Трофименко обрадовался: жив! Вторая мысль была пугающей: на старшине не армейская пилотка, а пограничная фуражка, значит кто-то сейчас убит. Желая во всем убедиться и желая проверить, насколько сильно он заикается, Трофименко спросил, упреждая Гречанинова:

— Старшина, откуда у тебя фуражка?

М-да, заикался он первостатейно, и это скоро не пройдёт. Гречаников сказал:

— Контузило, товарищ лейтенант? Точно говорю? А фуражечка эта Фелькина, Гороховского то есть…

— Кричи громче, не слышу! — Как все тугоухие, Трофименко сам кричал.

Старшина Гречаников гаркнул, повторяя. И подумал: «Видать, долбануло лейтенанта крепенько…»

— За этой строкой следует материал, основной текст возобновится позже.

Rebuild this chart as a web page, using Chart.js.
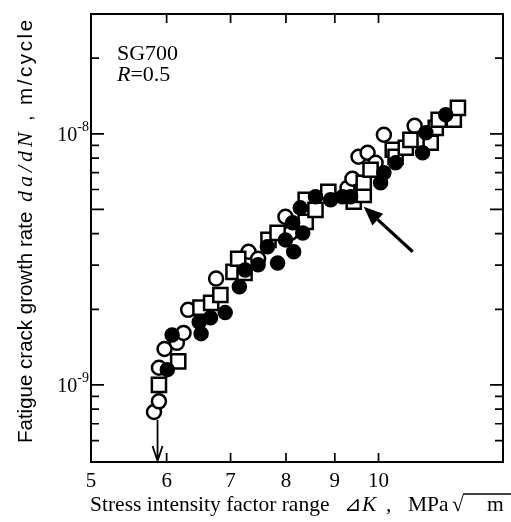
<!DOCTYPE html>
<html>
<head>
<meta charset="utf-8">
<script src="https://cdn.jsdelivr.net/npm/chart.js@4.4.0/dist/chart.umd.min.js"></script>
<style>
  html, body { margin: 0; padding: 0; background: #fff; }
</style>
</head>
<body>
<canvas id="chart" width="511" height="522"></canvas>
<script>
// ΔK in MPa√m, da/dN in units of 1e-9 m/cycle
const openK = [5.82, 5.89, 5.89, 5.97, 6.15, 6.25, 6.32, 6.76, 7.31, 7.48, 7.99, 8.09, 9.28, 9.39, 9.53, 9.74, 9.93, 10.13, 10.91];
const openRate = [0.78, 0.86, 1.17, 1.39, 1.47, 1.61, 1.99, 2.65, 3.39, 3.18, 4.67, 4.03, 6.09, 6.62, 8.10, 8.40, 7.66, 9.91, 10.76];

const filledK = [6.01, 6.08, 6.52, 6.49, 6.67, 6.91, 7.15, 7.25, 7.48, 7.65, 7.84, 7.99, 8.15, 8.13, 8.33, 8.28, 8.59, 8.91, 9.17, 9.35, 10.05, 10.13, 10.42, 11.12, 11.21, 11.76];
const filledRate = [1.15, 1.58, 1.60, 1.78, 1.85, 1.94, 2.46, 2.87, 3.01, 3.55, 3.06, 3.78, 3.39, 4.42, 4.03, 5.07, 5.61, 5.46, 5.61, 5.61, 6.38, 6.99, 7.66, 8.40, 10.09, 11.90];

const squareK = [5.89, 6.17, 6.51, 6.68, 6.83, 7.05, 7.13, 7.24, 7.67, 7.84, 8.39, 8.39, 8.59, 8.86, 9.42, 9.65, 9.65, 9.81, 10.35, 10.42, 10.68, 10.80, 11.34, 11.48, 11.56, 11.99, 12.11];
const squareRate = [1.00, 1.24, 2.03, 2.12, 2.28, 2.82, 3.18, 2.79, 3.78, 4.03, 4.46, 5.46, 4.98, 5.87, 5.36, 5.71, 6.38, 7.19, 8.64, 8.10, 8.80, 9.46, 9.21, 10.56, 11.37, 11.37, 12.69];

const xMin = 5, xMax = 13.5;
const yMin = 0.493, yMax = 30;
const xTicks = [5, 6, 7, 8, 9, 10];
const yMajor = [1, 10];
const yMajorExp = ['-9', '-8'];
const yMinor = [0.6, 0.7, 0.8, 0.9, 2, 3, 4, 5, 6, 7, 8, 9, 20];

// threshold arrow and the pointer arrow, in data units
const thresholdK = 5.87;
const thresholdTop = 0.725;
const pointerFrom = [10.86, 3.39];
const pointerTo = [9.65, 5.12];

function pts(xs, ys) {
  return xs.map((x, i) => ({ x: x, y: ys[i] }));
}

const serif = '"Liberation Serif", "Times New Roman", serif';
const sans = '"Liberation Sans", Arial, sans-serif';

// draw text one character at a time with extra spacing
function spaced(ctx, text, x, y, gap) {
  for (const ch of text) {
    ctx.fillText(ch, x, y);
    x += ctx.measureText(ch).width + gap;
  }
}

const decor = {
  id: 'decor',
  afterDraw(chart) {
    const ctx = chart.ctx;
    const a = chart.chartArea;
    const xs = chart.scales.x;
    const ys = chart.scales.y;
    ctx.save();
    ctx.strokeStyle = '#000';
    ctx.fillStyle = '#000';

    // frame
    ctx.lineWidth = 2;
    ctx.strokeRect(a.left, a.top, a.right - a.left, a.bottom - a.top);

    // ticks, pointing inwards
    ctx.lineWidth = 1.7;
    ctx.beginPath();
    xTicks.slice(1).forEach(v => {
      const px = xs.getPixelForValue(v);
      ctx.moveTo(px, a.bottom); ctx.lineTo(px, a.bottom - 9);
      ctx.moveTo(px, a.top); ctx.lineTo(px, a.top + 9);
    });
    yMajor.concat([5]).forEach(v => {
      const py = ys.getPixelForValue(v);
      ctx.moveTo(a.left, py); ctx.lineTo(a.left + 13, py);
      ctx.moveTo(a.right, py); ctx.lineTo(a.right - 13, py);
    });
    yMinor.filter(v => v !== 5).forEach(v => {
      const py = ys.getPixelForValue(v);
      ctx.moveTo(a.left, py); ctx.lineTo(a.left + 8, py);
      ctx.moveTo(a.right, py); ctx.lineTo(a.right - 8, py);
    });
    ctx.stroke();

    // x tick labels
    ctx.textBaseline = 'alphabetic';
    ctx.textAlign = 'center';
    ctx.font = '21px ' + serif;
    xTicks.forEach(v => {
      ctx.fillText(String(v), xs.getPixelForValue(v), 487);
    });

    // y tick labels 10^n
    yMajor.forEach((v, i) => {
      const py = ys.getPixelForValue(v);
      ctx.font = '14px ' + serif;
      const ew = ctx.measureText(yMajorExp[i]).width;
      ctx.textAlign = 'right';
      ctx.fillText(yMajorExp[i], 89, py - 3);
      ctx.font = '20px ' + serif;
      ctx.fillText('10', 89 - ew, py + 7);
    });

    // annotation text
    ctx.textAlign = 'left';
    ctx.font = '22px ' + serif;
    ctx.fillText('SG700', 117, 60);
    ctx.font = 'italic 22px ' + serif;
    ctx.fillText('R', 117, 81);
    const rw = ctx.measureText('R').width;
    ctx.font = '22px ' + serif;
    ctx.fillText('=0.5', 117 + rw, 81);

    // threshold arrow
    const tx = xs.getPixelForValue(thresholdK);
    const tTop = ys.getPixelForValue(thresholdTop);
    ctx.lineWidth = 1.8;
    ctx.beginPath();
    ctx.moveTo(tx, tTop); ctx.lineTo(tx, a.bottom - 1);
    ctx.moveTo(tx - 5, a.bottom - 16); ctx.lineTo(tx, a.bottom - 1); ctx.lineTo(tx + 5, a.bottom - 16);
    ctx.stroke();

    // pointer arrow
    const fx = xs.getPixelForValue(pointerFrom[0]), fy = ys.getPixelForValue(pointerFrom[1]);
    const ox = xs.getPixelForValue(pointerTo[0]), oy = ys.getPixelForValue(pointerTo[1]);
    const ang = Math.atan2(oy - fy, ox - fx);
    const hl = 19, hw = 8;
    const bx = ox - hl * Math.cos(ang), by = oy - hl * Math.sin(ang);
    ctx.lineWidth = 3.2;
    ctx.beginPath();
    ctx.moveTo(fx, fy); ctx.lineTo(bx, by);
    ctx.stroke();
    ctx.beginPath();
    ctx.moveTo(ox, oy);
    ctx.lineTo(bx + hw * Math.sin(ang), by - hw * Math.cos(ang));
    ctx.lineTo(bx - hw * Math.sin(ang), by + hw * Math.cos(ang));
    ctx.closePath();
    ctx.fill();

    // x axis title
    const yb = 511;
    ctx.font = '21.5px ' + serif;
    ctx.fillText('Stress intensity factor range', 90, yb);
    ctx.font = '21px "DejaVu Sans", sans-serif';
    ctx.fillText('\u22BF', 344, yb);
    ctx.font = 'italic 21.5px ' + serif;
    ctx.fillText('K', 362, yb);
    ctx.font = '21.5px ' + serif;
    ctx.fillText(',', 386, yb);
    ctx.fillText('MPa', 408, yb);
    ctx.fillText('\u221A', 452, yb);
    ctx.fillText('m', 487, yb);
    ctx.lineWidth = 1.4;
    ctx.beginPath();
    ctx.moveTo(463, yb - 17); ctx.lineTo(511, yb - 17);
    ctx.stroke();

    // y axis title, rotated
    ctx.save();
    ctx.translate(32, 0);
    ctx.rotate(-Math.PI / 2);
    ctx.font = '20.5px ' + sans;
    ctx.fillText('Fatigue crack growth rate', -443, 0);
    ctx.font = 'italic 22px ' + serif;
    spaced(ctx, 'da/dN', -202, 0, 4);
    ctx.font = '20.5px ' + sans;
    ctx.fillText(',', -121, 0);
    spaced(ctx, 'm/cycle', -105, 0, 2.6);
    ctx.restore();

    ctx.restore();
  }
};

new Chart(document.getElementById('chart'), {
  type: 'scatter',
  data: {
    datasets: [
      {
        label: 'filled',
        data: pts(filledK, filledRate),
        pointStyle: 'circle',
        pointRadius: 7,
        backgroundColor: '#000',
        borderColor: '#000',
        borderWidth: 1.5,
        order: 1
      },
      {
        label: 'square',
        data: pts(squareK, squareRate),
        pointStyle: 'rect',
        pointRadius: 10,
        backgroundColor: '#fff',
        borderColor: '#000',
        borderWidth: 2.5,
        order: 2
      },
      {
        label: 'open',
        data: pts(openK, openRate),
        pointStyle: 'circle',
        pointRadius: 7,
        backgroundColor: '#fff',
        borderColor: '#000',
        borderWidth: 2.5,
        order: 3
      }
    ]
  },
  options: {
    responsive: false,
    animation: false,
    devicePixelRatio: 1,
    layout: { autoPadding: false, padding: { left: 0, top: 14, right: 8, bottom: 0 } },
    plugins: { legend: { display: false }, tooltip: { enabled: false } },
    scales: {
      x: {
        type: 'logarithmic',
        min: xMin,
        max: xMax,
        grid: { display: false, drawTicks: false },
        border: { display: false },
        ticks: { display: false },
        afterFit: s => { s.height = 60; }
      },
      y: {
        type: 'logarithmic',
        min: yMin,
        max: yMax,
        grid: { display: false, drawTicks: false },
        border: { display: false },
        ticks: { display: false },
        afterFit: s => { s.width = 91; }
      }
    }
  },
  plugins: [decor]
});
</script>
</body>
</html>
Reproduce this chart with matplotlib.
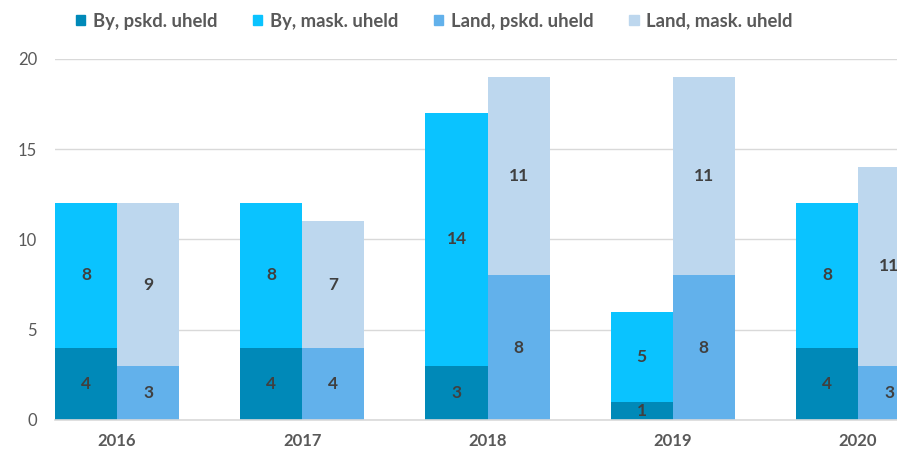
import matplotlib
matplotlib.use("Agg")
import matplotlib.pyplot as plt
import numpy as np
from matplotlib.patches import Patch

years = ["2016", "2017", "2018", "2019", "2020"]
by_pskd = [4, 4, 3, 1, 4]
by_mask = [8, 8, 14, 5, 8]
land_pskd = [3, 4, 8, 8, 3]
land_mask = [9, 7, 11, 11, 11]
series_names = ["By, pskd. uheld", "By, mask. uheld", "Land, pskd. uheld", "Land, mask. uheld"]
colors = ["#0089B8", "#0AC3FF", "#62B1EB", "#BDD7EE"]

plt.rcParams['font.family'] = ['Lato', 'DejaVu Sans']

fig = plt.figure(figsize=(8.97, 4.54), dpi=100)
ax = fig.add_axes([55/897, 1-420/454, 1-55/897, (420-58.7)/454])

x = np.arange(len(years))
w = 0.335
txt_col = "#404040"

def stack(xpos, low, high, c_low, c_high):
    low = np.array(low); high = np.array(high)
    ax.bar(xpos, low, w, color=c_low, zorder=2)
    ax.bar(xpos, high, w, bottom=low, color=c_high, zorder=2)
    for xi, l, h in zip(xpos, low, high):
        ax.text(xi, l/2, str(l), ha='center', va='center', fontsize=12.5,
                fontweight='bold', color=txt_col, clip_on=True, zorder=3)
        ax.text(xi, l + h/2, str(h), ha='center', va='center', fontsize=12.5,
                fontweight='bold', color=txt_col, clip_on=True, zorder=3)

stack(x - w/2, by_pskd, by_mask, colors[0], colors[1])
stack(x + w/2, land_pskd, land_mask, colors[2], colors[3])

ax.set_xlim(-w, (897-117)/185.25)
ax.set_ylim(0, 20)
ax.set_yticks([0, 5, 10, 15, 20])
ax.set_xticks(x)
ax.set_xticklabels(years, fontweight='bold')
ax.grid(axis='y', color='#D9D9D9', linewidth=1, zorder=0)
ax.set_axisbelow(True)
for s in ['top', 'right', 'left']:
    ax.spines[s].set_visible(False)
ax.spines['bottom'].set_color('#D9D9D9')
ax.spines['bottom'].set_linewidth(1.2)
ax.tick_params(axis='both', length=0, colors='#595959', labelsize=12)
ax.tick_params(axis='y', pad=13)
ax.tick_params(axis='x', pad=9)

handles = [Patch(color=c) for c in colors]
leg = fig.legend(handles, series_names, loc='center left',
                 bbox_to_anchor=(76/897, 1-21/454), ncol=4, frameon=False,
                 handlelength=0.5, handleheight=0.5, handletextpad=0.4,
                 columnspacing=1.95, borderpad=0, borderaxespad=0,
                 prop={'size': 13.3, 'weight': 'bold'})
for t in leg.get_texts():
    t.set_color('#595959')

fig.savefig("out.png", dpi=100)
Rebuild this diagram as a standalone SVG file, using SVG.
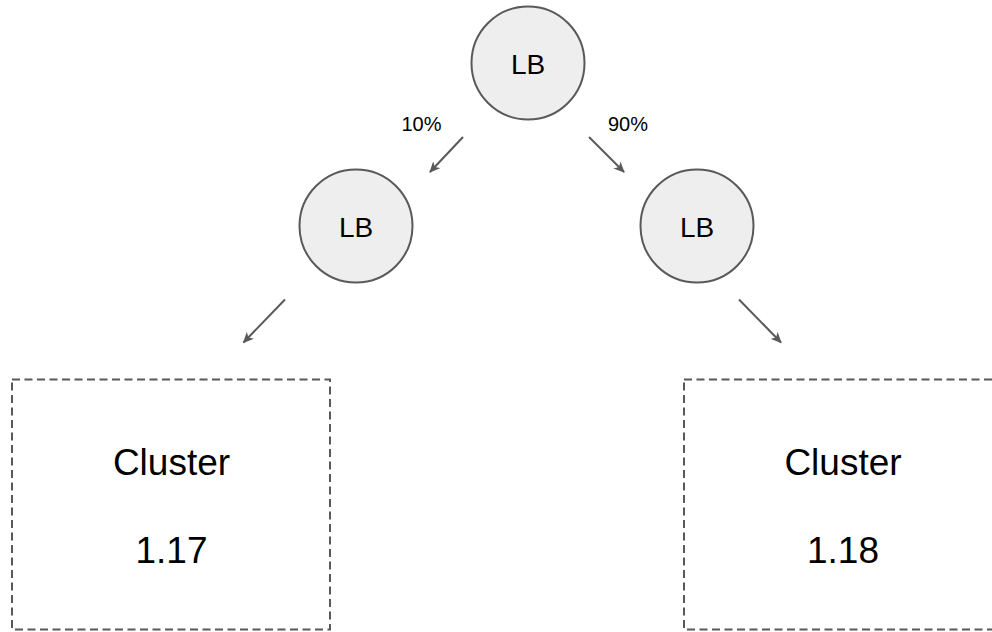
<svg xmlns="http://www.w3.org/2000/svg" width="992" height="632" viewBox="0 0 992 632">
<style>
.node circle{fill:#eeeeee;stroke:#595959;stroke-width:2}
.cluster rect{fill:none;stroke:#595959;stroke-width:2;stroke-dasharray:8,4.5}
text{font-family:"Liberation Sans",Arial,sans-serif;fill:#000;text-anchor:middle}
.lb{font-size:28px}
.pct{font-size:20px}
.big{font-size:37px}
.conn line{stroke:#595959;stroke-width:2;fill:none}
</style>
<defs>
<marker id="arr" markerWidth="12" markerHeight="10" refX="10" refY="5" orient="auto" markerUnits="userSpaceOnUse">
<path d="M0,0 L11,5 L0,10 L3,5 Z" fill="#595959"/>
</marker>
</defs>
<rect width="992" height="632" fill="#ffffff"/>
<g id="lb-top" class="node"><circle cx="528" cy="63" r="56.5"/><text class="lb" x="528" y="74">LB</text></g>
<g id="lb-left" class="node"><circle cx="356" cy="226" r="56.5"/><text class="lb" x="356" y="236.5">LB</text></g>
<g id="lb-right" class="node"><circle cx="697" cy="226" r="56.5"/><text class="lb" x="697" y="236.5">LB</text></g>
<g id="cluster-117" class="cluster"><rect x="12" y="379.5" width="318" height="250"/><text class="big" x="171.5" y="475">Cluster</text><text class="big" x="171.5" y="563">1.17</text></g>
<g id="cluster-118" class="cluster"><rect x="684" y="379.5" width="318" height="250"/><text class="big" x="843" y="475">Cluster</text><text class="big" x="843" y="563">1.18</text></g>
<g id="connectors" class="conn">
<line x1="463" y1="137" x2="430" y2="172" marker-end="url(#arr)"/>
<line x1="589" y1="137" x2="624" y2="172" marker-end="url(#arr)"/>
<line x1="285" y1="299.5" x2="243.5" y2="342.5" marker-end="url(#arr)"/>
<line x1="739" y1="299.5" x2="781" y2="342.5" marker-end="url(#arr)"/>
<text class="pct" x="421.5" y="131">10%</text>
<text class="pct" x="628" y="131">90%</text>
</g>
</svg>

У Трофименко мелькнуло: если фуражка Гороховского, то, возможно, убитых нету? Увы, Гречаников доложил, что убило при налёте три человека, четверо ранены, им оказывают медпомощь, в строю останутся. Расторопен старшина, расторопен и о потерях уже докладывает точно…

Автоматчики покамест не атаковали, и Трофименко и Гречаников, не сговариваясь, потянулись к своим флягам: один хлебнул водички, второй — водочки. Каждый встряхнулся на свой манер.